(DATASET CONTENT):
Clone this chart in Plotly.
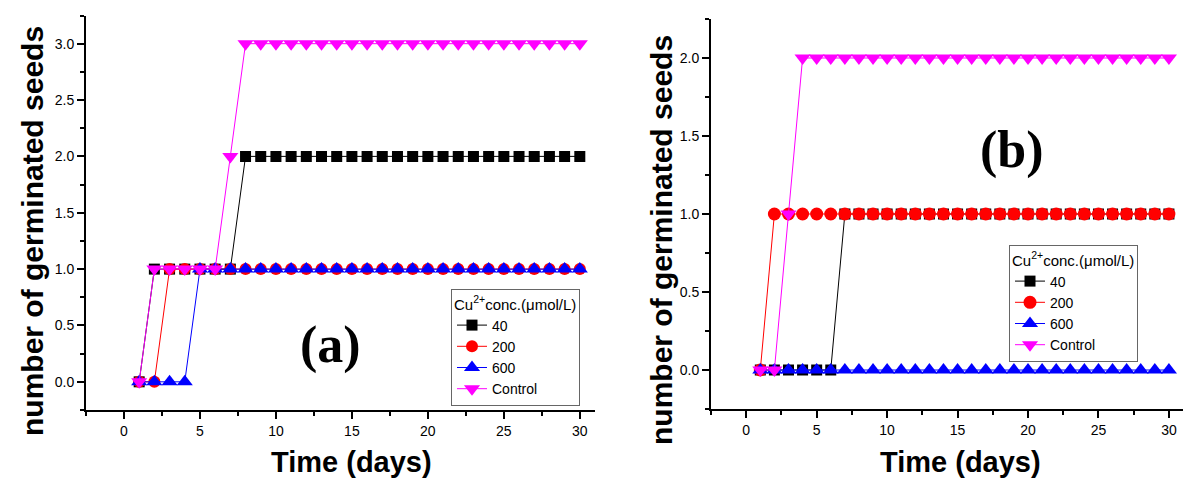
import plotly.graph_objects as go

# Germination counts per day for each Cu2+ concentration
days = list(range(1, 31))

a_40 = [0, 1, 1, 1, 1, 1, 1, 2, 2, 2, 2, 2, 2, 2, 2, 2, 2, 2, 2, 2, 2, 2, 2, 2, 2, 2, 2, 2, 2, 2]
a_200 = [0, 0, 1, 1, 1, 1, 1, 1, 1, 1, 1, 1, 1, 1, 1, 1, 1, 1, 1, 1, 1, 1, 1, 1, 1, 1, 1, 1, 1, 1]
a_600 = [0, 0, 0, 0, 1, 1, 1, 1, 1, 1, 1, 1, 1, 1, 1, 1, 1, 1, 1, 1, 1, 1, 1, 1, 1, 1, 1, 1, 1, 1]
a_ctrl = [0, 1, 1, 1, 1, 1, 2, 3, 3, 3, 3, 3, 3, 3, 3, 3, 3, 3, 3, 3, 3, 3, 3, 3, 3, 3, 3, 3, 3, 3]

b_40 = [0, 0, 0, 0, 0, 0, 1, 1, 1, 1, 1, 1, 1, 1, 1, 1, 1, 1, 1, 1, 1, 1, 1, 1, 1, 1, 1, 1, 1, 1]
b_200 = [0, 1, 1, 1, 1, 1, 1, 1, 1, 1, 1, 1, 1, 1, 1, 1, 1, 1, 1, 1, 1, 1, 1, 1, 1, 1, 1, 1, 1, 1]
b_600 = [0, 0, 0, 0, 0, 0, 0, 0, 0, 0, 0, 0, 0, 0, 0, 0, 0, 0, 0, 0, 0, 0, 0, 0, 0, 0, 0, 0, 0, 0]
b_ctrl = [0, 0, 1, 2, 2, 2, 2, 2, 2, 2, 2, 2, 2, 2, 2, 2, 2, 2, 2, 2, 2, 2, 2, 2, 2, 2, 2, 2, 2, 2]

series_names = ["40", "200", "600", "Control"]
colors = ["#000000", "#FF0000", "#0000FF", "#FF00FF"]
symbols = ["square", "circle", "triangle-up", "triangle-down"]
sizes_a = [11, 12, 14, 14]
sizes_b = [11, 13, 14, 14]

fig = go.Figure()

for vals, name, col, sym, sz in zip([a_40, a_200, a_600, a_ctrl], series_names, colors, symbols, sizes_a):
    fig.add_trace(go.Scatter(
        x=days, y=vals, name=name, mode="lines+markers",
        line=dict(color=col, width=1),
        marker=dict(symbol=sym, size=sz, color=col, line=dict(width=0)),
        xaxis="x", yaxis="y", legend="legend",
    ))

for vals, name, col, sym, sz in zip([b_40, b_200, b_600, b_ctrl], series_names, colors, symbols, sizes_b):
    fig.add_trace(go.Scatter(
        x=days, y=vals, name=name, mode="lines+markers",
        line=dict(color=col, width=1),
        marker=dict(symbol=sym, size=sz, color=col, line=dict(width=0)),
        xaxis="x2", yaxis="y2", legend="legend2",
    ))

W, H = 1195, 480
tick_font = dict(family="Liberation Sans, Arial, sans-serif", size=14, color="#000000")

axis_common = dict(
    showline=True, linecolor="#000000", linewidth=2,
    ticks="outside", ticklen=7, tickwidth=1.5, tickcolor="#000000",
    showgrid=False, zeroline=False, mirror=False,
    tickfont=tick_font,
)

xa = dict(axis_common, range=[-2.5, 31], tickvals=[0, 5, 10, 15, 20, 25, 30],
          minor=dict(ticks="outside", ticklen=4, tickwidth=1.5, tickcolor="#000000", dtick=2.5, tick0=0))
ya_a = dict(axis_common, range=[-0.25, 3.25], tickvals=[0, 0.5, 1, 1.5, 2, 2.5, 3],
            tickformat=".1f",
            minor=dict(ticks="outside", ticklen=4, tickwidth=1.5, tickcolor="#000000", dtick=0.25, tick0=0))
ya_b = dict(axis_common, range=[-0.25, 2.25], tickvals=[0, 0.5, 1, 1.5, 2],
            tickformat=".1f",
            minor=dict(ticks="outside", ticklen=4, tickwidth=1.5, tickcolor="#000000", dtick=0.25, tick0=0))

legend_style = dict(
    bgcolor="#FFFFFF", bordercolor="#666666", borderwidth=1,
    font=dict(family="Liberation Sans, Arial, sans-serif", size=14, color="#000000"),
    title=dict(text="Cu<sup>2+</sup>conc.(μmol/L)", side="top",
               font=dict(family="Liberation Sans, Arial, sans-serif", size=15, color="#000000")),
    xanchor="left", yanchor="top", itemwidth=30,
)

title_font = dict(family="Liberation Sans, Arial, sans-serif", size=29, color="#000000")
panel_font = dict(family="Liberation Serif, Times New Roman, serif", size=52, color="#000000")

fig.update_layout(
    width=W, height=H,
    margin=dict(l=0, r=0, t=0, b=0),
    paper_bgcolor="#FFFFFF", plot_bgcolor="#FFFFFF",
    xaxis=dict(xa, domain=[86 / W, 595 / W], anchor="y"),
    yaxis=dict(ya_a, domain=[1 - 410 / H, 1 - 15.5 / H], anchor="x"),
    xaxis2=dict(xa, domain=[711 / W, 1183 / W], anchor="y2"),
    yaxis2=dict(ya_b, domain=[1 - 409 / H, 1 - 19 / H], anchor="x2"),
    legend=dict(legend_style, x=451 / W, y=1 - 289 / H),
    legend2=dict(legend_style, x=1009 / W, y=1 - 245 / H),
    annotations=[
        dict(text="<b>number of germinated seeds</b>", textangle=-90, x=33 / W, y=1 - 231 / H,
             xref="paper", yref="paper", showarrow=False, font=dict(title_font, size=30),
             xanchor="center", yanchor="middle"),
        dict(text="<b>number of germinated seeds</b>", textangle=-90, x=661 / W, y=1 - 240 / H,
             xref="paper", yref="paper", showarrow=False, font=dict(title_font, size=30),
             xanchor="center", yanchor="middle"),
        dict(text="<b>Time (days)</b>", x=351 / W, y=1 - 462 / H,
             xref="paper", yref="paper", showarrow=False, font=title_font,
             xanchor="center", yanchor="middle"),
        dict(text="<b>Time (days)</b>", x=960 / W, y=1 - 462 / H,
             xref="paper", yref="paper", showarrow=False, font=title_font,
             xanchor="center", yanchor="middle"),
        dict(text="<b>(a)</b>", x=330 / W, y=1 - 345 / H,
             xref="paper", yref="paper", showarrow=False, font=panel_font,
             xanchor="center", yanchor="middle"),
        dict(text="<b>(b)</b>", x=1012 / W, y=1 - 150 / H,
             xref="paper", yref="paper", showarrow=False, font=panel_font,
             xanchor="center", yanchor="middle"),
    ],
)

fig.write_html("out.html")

(GIVEN REQUEST):
Extract the lines exactly, please: the first line of the listing, the line with "3, 3, 3, 3, 3]", and every line between them, but no pictures.

(WRITTEN RESPONSE):
Clone this chart in Plotly.
import plotly.graph_objects as go

# Germination counts per day for each Cu2+ concentration
days = list(range(1, 31))

a_40 = [0, 1, 1, 1, 1, 1, 1, 2, 2, 2, 2, 2, 2, 2, 2, 2, 2, 2, 2, 2, 2, 2, 2, 2, 2, 2, 2, 2, 2, 2]
a_200 = [0, 0, 1, 1, 1, 1, 1, 1, 1, 1, 1, 1, 1, 1, 1, 1, 1, 1, 1, 1, 1, 1, 1, 1, 1, 1, 1, 1, 1, 1]
a_600 = [0, 0, 0, 0, 1, 1, 1, 1, 1, 1, 1, 1, 1, 1, 1, 1, 1, 1, 1, 1, 1, 1, 1, 1, 1, 1, 1, 1, 1, 1]
a_ctrl = [0, 1, 1, 1, 1, 1, 2, 3, 3, 3, 3, 3, 3, 3, 3, 3, 3, 3, 3, 3, 3, 3, 3, 3, 3, 3, 3, 3, 3, 3]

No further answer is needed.